My own personal feeling is that the MicroQ negates the need for the Qrack which hasn`t the control surface of the keyboard version or the compactness / price advantage of the MicroQ and in Germany, the Q-Keyboard is only £300 dearer than the Qrack, the uQ however is £400 cheaper than the Qrack.. What do you lose??. well one of the FX processors is global (and selected by the patch in the first slot) rather like the XT. The lame XMorph function is missing which is no great loss as it was only available to the mod wheel or aftertouch anyway, NOT the mod matrix. The filters are either serial or parallel, where the Q has 127 steps between them (I`d have liked that) and of course the Step sequencer is missing which really is only of any great use to the keyboard version anyway (Who plays with these things when bolted into a rack). The Micro is still expandable where 75 notes of polyphony is possible (the current record for a standalone DSP synth).

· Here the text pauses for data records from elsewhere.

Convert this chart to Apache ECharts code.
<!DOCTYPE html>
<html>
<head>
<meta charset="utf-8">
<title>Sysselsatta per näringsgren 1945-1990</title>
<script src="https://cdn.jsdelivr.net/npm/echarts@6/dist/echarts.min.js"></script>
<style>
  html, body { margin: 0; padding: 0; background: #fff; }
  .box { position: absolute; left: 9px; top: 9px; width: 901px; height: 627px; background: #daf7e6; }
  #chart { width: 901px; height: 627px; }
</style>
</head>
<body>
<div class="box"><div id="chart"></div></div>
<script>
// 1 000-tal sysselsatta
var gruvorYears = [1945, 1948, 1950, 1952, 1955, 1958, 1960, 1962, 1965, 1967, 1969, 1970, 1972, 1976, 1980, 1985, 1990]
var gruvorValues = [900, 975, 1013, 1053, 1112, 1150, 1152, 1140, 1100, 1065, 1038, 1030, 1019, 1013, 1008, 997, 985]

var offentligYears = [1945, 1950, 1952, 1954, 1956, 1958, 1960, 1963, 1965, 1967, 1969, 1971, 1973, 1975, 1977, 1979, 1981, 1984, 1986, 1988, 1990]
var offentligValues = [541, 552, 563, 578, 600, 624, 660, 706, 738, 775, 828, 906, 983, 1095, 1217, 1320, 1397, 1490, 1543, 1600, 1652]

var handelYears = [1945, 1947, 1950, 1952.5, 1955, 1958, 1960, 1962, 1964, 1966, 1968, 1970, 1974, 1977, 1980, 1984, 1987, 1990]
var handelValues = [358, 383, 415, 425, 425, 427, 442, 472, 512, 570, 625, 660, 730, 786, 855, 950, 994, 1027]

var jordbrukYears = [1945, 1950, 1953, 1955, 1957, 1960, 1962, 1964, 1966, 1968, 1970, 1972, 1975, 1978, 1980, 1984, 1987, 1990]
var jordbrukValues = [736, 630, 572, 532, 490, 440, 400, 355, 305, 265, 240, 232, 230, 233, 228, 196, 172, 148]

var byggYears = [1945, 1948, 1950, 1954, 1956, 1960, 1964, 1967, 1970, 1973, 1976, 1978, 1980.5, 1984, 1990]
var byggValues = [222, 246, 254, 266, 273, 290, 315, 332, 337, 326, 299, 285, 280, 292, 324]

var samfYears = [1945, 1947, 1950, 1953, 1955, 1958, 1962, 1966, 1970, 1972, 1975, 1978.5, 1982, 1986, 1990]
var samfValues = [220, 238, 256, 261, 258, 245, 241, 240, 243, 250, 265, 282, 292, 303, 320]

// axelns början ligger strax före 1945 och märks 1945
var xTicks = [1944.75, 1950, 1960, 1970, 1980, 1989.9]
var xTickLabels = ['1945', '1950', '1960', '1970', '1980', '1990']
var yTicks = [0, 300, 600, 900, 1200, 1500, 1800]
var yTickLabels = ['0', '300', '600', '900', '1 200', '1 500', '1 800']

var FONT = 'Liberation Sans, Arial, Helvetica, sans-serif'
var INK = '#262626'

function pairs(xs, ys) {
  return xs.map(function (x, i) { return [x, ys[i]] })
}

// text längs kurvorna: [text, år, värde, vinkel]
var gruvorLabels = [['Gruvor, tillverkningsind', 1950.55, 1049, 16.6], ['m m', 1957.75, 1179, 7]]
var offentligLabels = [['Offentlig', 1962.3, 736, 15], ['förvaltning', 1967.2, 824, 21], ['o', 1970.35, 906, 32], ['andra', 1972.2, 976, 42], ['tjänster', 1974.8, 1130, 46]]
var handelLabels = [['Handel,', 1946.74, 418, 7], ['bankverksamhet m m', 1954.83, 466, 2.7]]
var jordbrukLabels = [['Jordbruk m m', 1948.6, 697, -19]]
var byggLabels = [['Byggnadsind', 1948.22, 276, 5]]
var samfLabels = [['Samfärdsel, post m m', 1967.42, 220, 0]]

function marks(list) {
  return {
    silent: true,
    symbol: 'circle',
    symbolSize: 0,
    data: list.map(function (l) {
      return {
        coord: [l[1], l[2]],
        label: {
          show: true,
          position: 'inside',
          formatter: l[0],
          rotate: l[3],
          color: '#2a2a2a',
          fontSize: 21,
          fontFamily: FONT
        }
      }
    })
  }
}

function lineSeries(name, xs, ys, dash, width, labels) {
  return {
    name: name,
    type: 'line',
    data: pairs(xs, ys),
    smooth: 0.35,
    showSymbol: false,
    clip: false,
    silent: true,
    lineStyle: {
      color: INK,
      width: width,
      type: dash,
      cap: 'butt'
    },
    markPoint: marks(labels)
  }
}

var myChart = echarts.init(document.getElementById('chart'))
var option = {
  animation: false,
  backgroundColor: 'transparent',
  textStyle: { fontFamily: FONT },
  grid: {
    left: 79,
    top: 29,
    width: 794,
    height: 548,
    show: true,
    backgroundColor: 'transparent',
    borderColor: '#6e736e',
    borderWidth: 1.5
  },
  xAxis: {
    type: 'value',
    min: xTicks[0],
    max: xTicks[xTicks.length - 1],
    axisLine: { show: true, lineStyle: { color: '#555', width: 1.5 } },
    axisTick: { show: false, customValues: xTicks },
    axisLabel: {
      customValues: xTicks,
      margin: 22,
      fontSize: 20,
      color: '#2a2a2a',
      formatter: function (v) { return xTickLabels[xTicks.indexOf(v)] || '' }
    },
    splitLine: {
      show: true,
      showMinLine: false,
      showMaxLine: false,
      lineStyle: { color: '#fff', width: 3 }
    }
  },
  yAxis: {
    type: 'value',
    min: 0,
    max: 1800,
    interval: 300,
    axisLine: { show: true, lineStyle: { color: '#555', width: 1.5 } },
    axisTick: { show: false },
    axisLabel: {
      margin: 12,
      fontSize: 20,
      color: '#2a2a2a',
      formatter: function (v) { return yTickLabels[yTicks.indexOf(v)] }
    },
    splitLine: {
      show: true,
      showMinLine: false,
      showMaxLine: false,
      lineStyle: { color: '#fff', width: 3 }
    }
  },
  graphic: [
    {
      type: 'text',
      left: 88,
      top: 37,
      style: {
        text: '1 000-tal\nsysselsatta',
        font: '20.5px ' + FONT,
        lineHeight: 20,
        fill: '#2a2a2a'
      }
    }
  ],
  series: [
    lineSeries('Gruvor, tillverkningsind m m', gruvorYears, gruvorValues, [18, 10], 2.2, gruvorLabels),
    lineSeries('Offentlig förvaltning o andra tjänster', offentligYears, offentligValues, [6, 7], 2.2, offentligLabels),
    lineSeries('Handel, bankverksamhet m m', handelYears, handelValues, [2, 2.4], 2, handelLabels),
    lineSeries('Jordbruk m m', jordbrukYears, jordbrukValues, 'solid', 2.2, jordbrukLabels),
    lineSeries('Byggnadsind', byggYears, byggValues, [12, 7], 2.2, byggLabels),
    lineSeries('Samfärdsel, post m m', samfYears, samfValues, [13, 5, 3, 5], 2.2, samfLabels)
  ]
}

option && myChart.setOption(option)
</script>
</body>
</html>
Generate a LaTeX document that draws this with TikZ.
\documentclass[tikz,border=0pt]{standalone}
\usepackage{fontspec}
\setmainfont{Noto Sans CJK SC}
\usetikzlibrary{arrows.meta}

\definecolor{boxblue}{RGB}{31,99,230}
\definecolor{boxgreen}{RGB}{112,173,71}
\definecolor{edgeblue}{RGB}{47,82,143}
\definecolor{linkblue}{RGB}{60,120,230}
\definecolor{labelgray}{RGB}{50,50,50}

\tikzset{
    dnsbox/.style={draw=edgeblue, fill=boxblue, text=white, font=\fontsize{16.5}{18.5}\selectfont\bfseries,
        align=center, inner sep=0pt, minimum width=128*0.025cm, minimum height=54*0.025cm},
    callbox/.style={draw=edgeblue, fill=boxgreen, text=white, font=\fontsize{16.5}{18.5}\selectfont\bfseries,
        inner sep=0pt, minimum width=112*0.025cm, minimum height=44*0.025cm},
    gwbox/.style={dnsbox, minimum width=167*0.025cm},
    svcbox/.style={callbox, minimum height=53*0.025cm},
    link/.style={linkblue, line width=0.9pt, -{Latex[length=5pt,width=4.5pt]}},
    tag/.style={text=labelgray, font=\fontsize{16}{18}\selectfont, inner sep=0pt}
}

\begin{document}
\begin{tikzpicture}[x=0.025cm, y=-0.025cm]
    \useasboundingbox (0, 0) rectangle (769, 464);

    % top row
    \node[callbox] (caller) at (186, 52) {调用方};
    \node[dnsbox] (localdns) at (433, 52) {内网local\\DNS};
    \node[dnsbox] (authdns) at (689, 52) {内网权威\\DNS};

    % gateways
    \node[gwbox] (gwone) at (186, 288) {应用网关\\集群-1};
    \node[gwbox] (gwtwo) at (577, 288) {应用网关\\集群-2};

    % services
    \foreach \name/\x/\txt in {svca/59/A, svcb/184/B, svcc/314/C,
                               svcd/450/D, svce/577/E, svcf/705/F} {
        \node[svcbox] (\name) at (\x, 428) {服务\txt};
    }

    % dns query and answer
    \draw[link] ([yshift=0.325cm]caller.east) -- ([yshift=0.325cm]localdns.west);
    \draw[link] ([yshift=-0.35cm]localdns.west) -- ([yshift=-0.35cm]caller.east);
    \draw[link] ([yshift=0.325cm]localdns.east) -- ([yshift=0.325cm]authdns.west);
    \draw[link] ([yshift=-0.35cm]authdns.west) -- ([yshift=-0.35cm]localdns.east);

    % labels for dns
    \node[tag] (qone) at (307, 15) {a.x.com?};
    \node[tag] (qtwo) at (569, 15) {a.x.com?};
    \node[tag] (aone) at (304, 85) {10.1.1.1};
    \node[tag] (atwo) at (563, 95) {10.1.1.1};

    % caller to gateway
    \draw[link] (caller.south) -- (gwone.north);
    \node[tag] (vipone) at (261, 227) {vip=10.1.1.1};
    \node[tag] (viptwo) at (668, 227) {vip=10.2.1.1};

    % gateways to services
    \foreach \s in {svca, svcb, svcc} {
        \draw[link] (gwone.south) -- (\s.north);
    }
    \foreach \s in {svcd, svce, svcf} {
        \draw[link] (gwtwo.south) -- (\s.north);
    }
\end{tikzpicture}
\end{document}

It is possible that due to the Micro-Q`s lack of DSP horsepower, the Q might evolve beyond it`s capabilities in the synthesis department, but we all know Waldorf and can`t see this happening. It`s best to buy a synth for what is there now, not what may be in the future and on this score, the Micro-Q is about the biggest bargain out there..
Links for the Waldorf MicroQ
Try the Waldorf links page for more..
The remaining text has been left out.